- Information shown -
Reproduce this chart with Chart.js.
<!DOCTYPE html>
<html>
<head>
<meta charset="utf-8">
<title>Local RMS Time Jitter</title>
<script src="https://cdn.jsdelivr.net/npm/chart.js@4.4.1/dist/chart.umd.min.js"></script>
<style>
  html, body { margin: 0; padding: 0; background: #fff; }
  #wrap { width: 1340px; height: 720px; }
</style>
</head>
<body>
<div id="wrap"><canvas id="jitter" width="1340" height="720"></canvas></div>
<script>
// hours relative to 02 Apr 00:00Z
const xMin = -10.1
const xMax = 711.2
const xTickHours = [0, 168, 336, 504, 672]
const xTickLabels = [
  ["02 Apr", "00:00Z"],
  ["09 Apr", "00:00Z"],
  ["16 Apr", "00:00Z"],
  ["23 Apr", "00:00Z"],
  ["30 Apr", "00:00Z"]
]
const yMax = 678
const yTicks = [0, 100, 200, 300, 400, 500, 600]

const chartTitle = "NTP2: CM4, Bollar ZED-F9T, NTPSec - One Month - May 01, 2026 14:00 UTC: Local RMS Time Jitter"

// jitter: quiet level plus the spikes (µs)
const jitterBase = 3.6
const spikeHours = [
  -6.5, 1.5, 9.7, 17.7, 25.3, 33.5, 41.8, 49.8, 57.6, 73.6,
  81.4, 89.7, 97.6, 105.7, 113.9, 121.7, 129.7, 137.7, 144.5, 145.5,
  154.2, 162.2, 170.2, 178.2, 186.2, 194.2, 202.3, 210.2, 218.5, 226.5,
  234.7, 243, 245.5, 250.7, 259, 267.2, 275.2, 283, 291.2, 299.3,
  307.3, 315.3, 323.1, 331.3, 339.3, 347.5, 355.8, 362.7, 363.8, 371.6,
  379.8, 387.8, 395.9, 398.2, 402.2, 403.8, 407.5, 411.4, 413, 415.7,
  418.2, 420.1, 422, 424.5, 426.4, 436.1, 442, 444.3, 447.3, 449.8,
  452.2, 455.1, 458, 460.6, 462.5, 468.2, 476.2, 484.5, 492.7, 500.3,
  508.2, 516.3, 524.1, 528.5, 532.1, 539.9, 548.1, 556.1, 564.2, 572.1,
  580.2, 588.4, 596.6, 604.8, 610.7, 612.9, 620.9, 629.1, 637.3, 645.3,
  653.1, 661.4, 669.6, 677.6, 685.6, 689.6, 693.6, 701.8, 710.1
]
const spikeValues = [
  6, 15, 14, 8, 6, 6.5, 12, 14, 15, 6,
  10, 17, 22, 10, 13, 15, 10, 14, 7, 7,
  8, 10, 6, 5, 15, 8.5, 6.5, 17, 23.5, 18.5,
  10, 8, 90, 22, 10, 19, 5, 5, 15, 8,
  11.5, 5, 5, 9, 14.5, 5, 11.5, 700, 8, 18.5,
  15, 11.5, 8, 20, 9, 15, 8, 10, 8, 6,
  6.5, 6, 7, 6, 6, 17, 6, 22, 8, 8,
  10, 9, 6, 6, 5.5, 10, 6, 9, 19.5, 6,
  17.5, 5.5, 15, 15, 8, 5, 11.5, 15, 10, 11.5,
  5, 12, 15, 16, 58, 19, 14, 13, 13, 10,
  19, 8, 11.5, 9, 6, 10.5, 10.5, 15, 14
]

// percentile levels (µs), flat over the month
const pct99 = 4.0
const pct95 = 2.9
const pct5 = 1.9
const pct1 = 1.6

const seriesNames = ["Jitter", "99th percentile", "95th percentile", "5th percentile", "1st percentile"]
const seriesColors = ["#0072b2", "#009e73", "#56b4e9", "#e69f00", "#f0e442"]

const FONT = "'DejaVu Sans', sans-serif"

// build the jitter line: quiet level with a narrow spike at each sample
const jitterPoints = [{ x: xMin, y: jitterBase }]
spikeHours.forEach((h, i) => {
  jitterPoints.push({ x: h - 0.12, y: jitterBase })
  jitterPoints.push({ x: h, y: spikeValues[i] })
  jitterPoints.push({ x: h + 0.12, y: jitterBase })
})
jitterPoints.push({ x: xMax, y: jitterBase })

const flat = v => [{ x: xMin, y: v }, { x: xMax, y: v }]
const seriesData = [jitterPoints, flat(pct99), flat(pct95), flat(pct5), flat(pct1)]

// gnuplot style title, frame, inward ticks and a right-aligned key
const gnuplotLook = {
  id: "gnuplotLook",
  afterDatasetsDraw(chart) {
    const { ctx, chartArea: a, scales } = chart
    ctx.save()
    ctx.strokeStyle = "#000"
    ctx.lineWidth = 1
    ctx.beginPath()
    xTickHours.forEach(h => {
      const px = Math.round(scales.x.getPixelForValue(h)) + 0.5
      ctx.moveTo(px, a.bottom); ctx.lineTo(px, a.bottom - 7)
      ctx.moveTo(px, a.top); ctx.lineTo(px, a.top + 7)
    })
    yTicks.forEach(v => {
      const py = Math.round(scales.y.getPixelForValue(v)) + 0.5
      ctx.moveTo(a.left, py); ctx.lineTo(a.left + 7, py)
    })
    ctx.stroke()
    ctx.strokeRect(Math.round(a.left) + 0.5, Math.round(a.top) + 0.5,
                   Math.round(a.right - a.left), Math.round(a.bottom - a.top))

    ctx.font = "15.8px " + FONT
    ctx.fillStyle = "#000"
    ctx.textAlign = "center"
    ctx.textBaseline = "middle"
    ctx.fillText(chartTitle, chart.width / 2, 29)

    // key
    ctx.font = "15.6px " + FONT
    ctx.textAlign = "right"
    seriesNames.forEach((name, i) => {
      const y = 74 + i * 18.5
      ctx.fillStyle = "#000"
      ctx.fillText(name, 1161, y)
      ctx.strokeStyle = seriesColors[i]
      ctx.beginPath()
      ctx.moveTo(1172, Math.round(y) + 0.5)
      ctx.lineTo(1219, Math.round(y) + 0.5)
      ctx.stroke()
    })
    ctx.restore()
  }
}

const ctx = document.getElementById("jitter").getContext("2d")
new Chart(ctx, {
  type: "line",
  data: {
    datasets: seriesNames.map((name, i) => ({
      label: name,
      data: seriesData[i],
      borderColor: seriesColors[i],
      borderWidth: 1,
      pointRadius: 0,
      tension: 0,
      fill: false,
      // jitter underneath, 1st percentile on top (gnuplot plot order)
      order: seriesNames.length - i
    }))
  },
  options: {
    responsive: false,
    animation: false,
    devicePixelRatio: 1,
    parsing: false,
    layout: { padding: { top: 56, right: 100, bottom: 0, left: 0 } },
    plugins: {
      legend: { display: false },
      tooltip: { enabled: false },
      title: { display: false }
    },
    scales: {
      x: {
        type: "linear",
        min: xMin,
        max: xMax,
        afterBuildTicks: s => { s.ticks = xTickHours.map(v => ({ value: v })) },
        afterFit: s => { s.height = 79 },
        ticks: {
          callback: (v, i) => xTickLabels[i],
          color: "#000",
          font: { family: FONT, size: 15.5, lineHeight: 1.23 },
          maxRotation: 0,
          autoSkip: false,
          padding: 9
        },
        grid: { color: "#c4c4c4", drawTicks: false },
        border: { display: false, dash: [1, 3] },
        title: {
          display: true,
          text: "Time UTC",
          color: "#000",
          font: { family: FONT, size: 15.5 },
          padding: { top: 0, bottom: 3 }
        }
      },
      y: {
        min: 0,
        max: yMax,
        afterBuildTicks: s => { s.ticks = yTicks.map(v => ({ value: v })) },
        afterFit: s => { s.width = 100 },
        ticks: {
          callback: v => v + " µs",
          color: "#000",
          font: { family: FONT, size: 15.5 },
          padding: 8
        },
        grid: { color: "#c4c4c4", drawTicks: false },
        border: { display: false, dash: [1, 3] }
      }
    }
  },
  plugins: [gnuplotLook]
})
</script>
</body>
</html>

- Directions -
Where a line above holds the string "with", show that line.

- Answer to the exercise -
Reproduce this chart with Chart.js.
// build the jitter line: quiet level with a narrow spike at each sample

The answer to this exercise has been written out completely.